### RECORDS PROVIDED
"""

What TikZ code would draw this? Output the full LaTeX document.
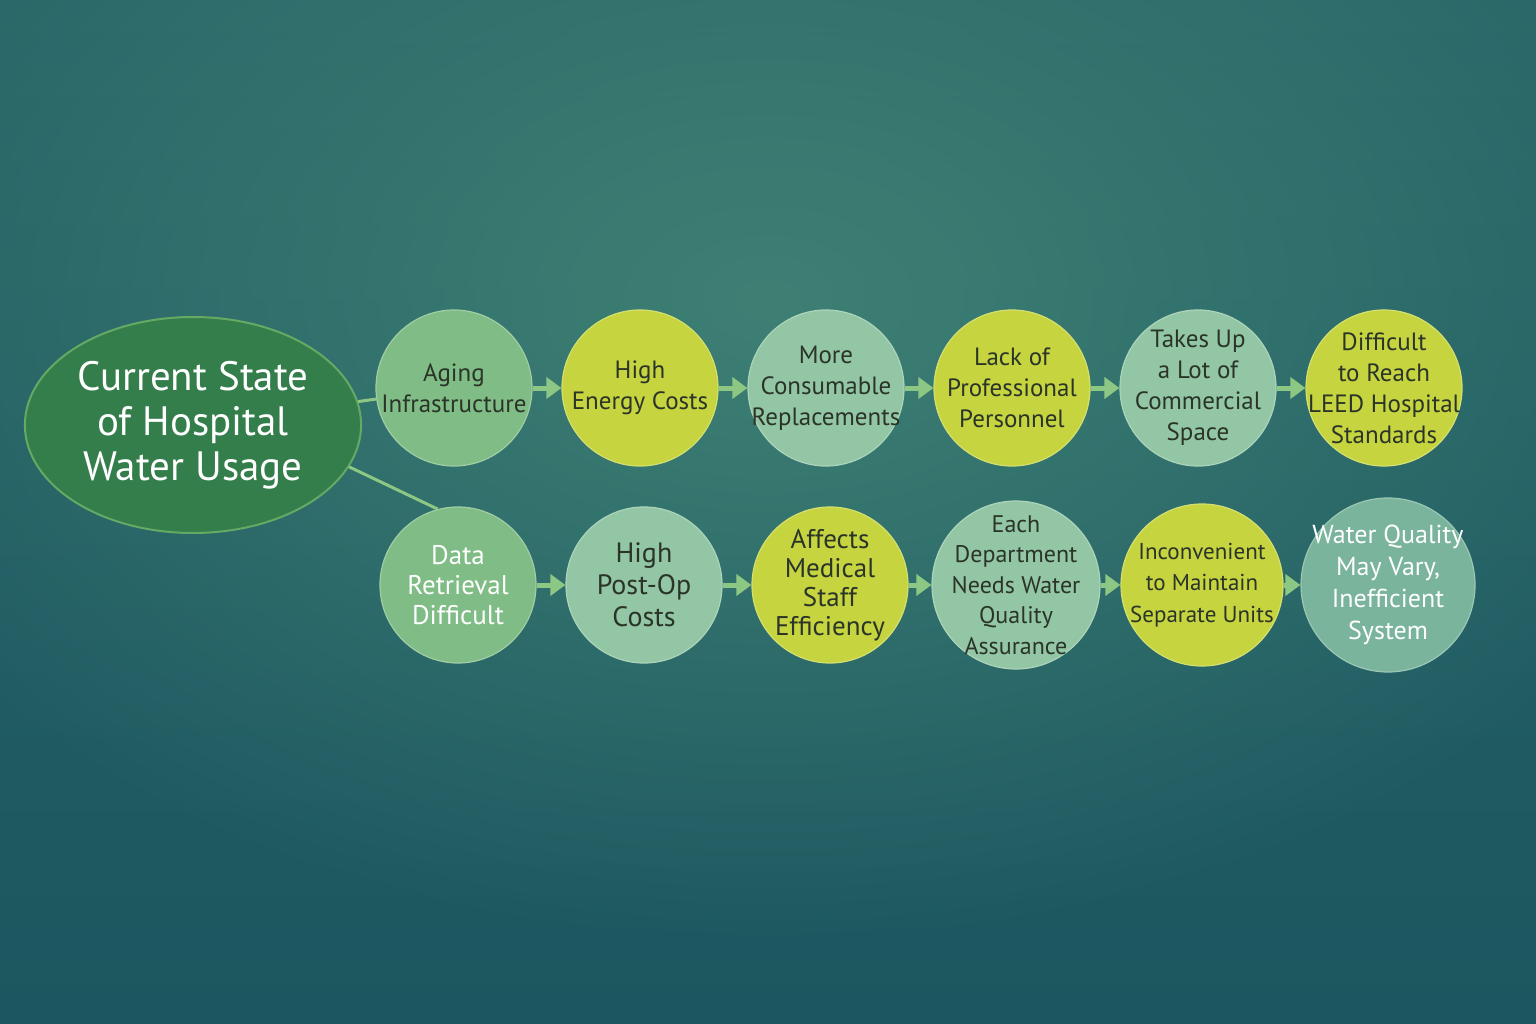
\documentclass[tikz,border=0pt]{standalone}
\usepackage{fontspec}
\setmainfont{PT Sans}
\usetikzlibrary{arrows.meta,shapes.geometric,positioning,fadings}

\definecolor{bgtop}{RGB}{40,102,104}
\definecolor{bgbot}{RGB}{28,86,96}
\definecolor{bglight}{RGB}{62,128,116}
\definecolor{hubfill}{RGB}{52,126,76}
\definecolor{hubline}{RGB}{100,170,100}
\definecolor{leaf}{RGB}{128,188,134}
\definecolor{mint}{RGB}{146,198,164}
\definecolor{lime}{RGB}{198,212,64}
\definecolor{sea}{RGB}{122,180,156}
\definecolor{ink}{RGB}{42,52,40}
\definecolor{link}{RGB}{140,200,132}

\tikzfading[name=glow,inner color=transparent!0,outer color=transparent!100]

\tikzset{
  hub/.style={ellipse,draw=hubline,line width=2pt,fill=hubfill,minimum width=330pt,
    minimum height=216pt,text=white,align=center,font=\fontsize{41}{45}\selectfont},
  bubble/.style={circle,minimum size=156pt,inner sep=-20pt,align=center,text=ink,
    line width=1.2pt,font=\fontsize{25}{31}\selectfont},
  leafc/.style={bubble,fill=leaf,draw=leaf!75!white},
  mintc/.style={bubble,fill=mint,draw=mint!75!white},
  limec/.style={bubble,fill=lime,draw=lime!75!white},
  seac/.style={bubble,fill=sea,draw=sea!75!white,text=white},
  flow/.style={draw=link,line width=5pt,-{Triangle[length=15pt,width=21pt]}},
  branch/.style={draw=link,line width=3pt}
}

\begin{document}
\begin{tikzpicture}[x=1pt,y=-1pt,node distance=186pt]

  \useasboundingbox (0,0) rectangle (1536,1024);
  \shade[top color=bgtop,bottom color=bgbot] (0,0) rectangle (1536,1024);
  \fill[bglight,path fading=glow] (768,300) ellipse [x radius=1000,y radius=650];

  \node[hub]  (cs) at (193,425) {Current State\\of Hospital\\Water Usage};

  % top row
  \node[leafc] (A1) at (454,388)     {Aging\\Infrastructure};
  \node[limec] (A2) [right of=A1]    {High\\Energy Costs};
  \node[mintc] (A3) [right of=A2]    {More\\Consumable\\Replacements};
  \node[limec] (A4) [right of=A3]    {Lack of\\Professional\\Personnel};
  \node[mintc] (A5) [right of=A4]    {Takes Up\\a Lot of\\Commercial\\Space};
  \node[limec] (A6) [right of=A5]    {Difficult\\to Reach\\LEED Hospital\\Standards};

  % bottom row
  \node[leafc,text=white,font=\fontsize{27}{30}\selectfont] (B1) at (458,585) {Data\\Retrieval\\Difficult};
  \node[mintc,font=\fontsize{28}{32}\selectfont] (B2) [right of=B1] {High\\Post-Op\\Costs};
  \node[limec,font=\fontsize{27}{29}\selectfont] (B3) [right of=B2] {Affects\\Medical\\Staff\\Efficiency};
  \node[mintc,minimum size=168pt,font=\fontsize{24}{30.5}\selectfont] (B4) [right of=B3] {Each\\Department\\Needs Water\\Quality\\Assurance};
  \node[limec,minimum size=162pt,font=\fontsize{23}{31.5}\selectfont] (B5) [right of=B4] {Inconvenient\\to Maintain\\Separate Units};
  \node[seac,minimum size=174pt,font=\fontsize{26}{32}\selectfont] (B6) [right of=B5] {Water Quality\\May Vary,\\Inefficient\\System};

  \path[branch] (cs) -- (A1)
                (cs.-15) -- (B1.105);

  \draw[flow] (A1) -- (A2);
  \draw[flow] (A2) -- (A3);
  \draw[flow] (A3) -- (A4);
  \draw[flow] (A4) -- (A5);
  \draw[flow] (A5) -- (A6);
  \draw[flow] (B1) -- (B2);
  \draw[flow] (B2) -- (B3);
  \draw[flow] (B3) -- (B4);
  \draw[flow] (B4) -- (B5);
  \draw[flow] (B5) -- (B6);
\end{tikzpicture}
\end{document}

"""
"""

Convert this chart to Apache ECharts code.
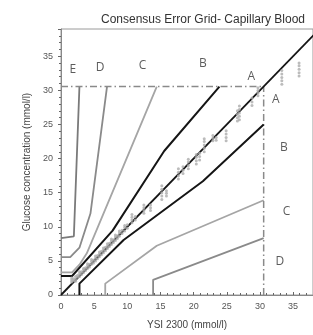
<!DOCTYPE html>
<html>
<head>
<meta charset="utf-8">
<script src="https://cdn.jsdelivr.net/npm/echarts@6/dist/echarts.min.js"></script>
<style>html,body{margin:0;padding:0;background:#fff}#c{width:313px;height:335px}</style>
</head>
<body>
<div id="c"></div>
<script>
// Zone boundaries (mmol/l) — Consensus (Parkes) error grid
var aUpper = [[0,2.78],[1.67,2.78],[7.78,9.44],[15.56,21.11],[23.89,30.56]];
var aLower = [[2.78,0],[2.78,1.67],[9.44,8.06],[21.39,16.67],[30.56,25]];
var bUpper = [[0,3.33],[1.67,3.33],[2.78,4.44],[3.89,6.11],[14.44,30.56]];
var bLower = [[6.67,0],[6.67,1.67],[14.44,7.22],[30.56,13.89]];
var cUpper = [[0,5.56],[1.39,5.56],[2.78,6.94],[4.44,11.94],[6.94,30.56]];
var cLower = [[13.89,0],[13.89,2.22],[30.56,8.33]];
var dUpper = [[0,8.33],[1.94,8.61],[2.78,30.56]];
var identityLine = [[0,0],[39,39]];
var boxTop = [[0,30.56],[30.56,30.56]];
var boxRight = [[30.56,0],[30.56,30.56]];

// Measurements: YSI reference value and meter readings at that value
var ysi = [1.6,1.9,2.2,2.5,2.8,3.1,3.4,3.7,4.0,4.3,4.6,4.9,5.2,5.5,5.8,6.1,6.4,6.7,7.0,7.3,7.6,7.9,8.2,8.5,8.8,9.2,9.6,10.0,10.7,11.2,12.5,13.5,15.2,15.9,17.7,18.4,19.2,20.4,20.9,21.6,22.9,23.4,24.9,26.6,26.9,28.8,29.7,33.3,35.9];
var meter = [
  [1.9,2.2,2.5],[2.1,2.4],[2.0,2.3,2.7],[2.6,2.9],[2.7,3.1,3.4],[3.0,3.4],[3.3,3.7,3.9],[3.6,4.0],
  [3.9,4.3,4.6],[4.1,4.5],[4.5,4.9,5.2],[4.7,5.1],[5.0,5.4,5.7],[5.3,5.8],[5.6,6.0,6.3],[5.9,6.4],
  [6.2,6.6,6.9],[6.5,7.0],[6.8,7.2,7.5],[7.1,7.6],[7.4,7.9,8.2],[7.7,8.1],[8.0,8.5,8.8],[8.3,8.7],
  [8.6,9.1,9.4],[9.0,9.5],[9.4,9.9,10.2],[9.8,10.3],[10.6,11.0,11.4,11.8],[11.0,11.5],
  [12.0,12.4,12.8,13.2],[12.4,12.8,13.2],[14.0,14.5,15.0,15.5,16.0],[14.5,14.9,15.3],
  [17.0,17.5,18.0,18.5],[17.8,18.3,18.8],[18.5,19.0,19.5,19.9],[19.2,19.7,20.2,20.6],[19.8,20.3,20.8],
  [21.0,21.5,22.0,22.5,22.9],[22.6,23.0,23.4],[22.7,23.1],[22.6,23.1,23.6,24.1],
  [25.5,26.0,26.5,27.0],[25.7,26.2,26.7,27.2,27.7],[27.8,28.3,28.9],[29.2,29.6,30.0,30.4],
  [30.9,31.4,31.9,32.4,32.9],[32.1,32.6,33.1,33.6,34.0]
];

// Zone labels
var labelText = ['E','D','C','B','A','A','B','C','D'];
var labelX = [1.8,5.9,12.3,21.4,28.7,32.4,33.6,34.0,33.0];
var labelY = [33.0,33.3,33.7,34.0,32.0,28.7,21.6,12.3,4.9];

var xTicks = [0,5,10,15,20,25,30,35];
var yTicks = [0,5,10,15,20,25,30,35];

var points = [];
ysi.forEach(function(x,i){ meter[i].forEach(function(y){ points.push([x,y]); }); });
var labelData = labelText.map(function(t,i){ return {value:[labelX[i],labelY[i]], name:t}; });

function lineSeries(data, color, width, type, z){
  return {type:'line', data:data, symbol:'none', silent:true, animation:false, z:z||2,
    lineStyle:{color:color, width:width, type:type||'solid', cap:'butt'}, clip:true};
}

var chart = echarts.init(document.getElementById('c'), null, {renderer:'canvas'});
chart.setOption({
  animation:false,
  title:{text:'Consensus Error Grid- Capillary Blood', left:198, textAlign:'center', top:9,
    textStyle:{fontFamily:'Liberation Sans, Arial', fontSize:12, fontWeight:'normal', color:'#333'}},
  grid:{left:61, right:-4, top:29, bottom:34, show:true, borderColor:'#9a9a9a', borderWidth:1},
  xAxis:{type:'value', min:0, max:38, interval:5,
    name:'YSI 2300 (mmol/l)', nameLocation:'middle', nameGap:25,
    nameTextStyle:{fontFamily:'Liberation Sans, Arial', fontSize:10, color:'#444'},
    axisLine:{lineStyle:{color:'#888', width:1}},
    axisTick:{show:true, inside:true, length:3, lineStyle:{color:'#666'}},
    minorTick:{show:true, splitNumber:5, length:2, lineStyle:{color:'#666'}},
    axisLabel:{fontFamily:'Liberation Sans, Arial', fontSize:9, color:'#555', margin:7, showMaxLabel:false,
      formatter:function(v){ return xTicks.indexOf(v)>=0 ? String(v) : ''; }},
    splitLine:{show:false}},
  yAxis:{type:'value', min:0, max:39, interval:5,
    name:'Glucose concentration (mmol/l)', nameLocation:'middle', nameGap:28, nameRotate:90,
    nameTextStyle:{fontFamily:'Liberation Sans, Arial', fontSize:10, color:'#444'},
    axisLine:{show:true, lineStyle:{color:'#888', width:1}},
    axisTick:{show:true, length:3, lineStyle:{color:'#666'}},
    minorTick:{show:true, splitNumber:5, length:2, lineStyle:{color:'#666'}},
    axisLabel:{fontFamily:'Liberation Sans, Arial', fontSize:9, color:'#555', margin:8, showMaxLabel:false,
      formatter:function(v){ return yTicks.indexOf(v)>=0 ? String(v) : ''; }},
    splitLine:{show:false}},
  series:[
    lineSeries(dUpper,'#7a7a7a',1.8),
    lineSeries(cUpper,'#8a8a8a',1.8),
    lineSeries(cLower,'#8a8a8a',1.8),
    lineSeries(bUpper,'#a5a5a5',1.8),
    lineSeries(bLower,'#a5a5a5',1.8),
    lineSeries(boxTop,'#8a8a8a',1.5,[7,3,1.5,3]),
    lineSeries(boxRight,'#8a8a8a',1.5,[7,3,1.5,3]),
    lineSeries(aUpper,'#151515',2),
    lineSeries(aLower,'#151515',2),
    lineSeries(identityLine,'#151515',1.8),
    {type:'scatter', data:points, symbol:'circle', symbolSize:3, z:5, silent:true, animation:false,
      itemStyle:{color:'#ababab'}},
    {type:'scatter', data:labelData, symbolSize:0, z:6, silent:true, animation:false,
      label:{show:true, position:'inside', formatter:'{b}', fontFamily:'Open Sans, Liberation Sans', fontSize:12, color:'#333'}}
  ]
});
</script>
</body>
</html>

"""

### GIVEN INSTRUCTION
Your copy should hold only the lines from the one containing "What TikZ code" through the one containing "(A6) [right of=A5]", word for word, with no pictures.

### EXPECTED ANSWER
What TikZ code would draw this? Output the full LaTeX document.
\documentclass[tikz,border=0pt]{standalone}
\usepackage{fontspec}
\setmainfont{PT Sans}
\usetikzlibrary{arrows.meta,shapes.geometric,positioning,fadings}

\definecolor{bgtop}{RGB}{40,102,104}
\definecolor{bgbot}{RGB}{28,86,96}
\definecolor{bglight}{RGB}{62,128,116}
\definecolor{hubfill}{RGB}{52,126,76}
\definecolor{hubline}{RGB}{100,170,100}
\definecolor{leaf}{RGB}{128,188,134}
\definecolor{mint}{RGB}{146,198,164}
\definecolor{lime}{RGB}{198,212,64}
\definecolor{sea}{RGB}{122,180,156}
\definecolor{ink}{RGB}{42,52,40}
\definecolor{link}{RGB}{140,200,132}

\tikzfading[name=glow,inner color=transparent!0,outer color=transparent!100]

\tikzset{
  hub/.style={ellipse,draw=hubline,line width=2pt,fill=hubfill,minimum width=330pt,
    minimum height=216pt,text=white,align=center,font=\fontsize{41}{45}\selectfont},
  bubble/.style={circle,minimum size=156pt,inner sep=-20pt,align=center,text=ink,
    line width=1.2pt,font=\fontsize{25}{31}\selectfont},
  leafc/.style={bubble,fill=leaf,draw=leaf!75!white},
  mintc/.style={bubble,fill=mint,draw=mint!75!white},
  limec/.style={bubble,fill=lime,draw=lime!75!white},
  seac/.style={bubble,fill=sea,draw=sea!75!white,text=white},
  flow/.style={draw=link,line width=5pt,-{Triangle[length=15pt,width=21pt]}},
  branch/.style={draw=link,line width=3pt}
}

\begin{document}
\begin{tikzpicture}[x=1pt,y=-1pt,node distance=186pt]

  \useasboundingbox (0,0) rectangle (1536,1024);
  \shade[top color=bgtop,bottom color=bgbot] (0,0) rectangle (1536,1024);
  \fill[bglight,path fading=glow] (768,300) ellipse [x radius=1000,y radius=650];

  \node[hub]  (cs) at (193,425) {Current State\\of Hospital\\Water Usage};

  % top row
  \node[leafc] (A1) at (454,388)     {Aging\\Infrastructure};
  \node[limec] (A2) [right of=A1]    {High\\Energy Costs};
  \node[mintc] (A3) [right of=A2]    {More\\Consumable\\Replacements};
  \node[limec] (A4) [right of=A3]    {Lack of\\Professional\\Personnel};
  \node[mintc] (A5) [right of=A4]    {Takes Up\\a Lot of\\Commercial\\Space};
  \node[limec] (A6) [right of=A5]    {Difficult\\to Reach\\LEED Hospital\\Standards};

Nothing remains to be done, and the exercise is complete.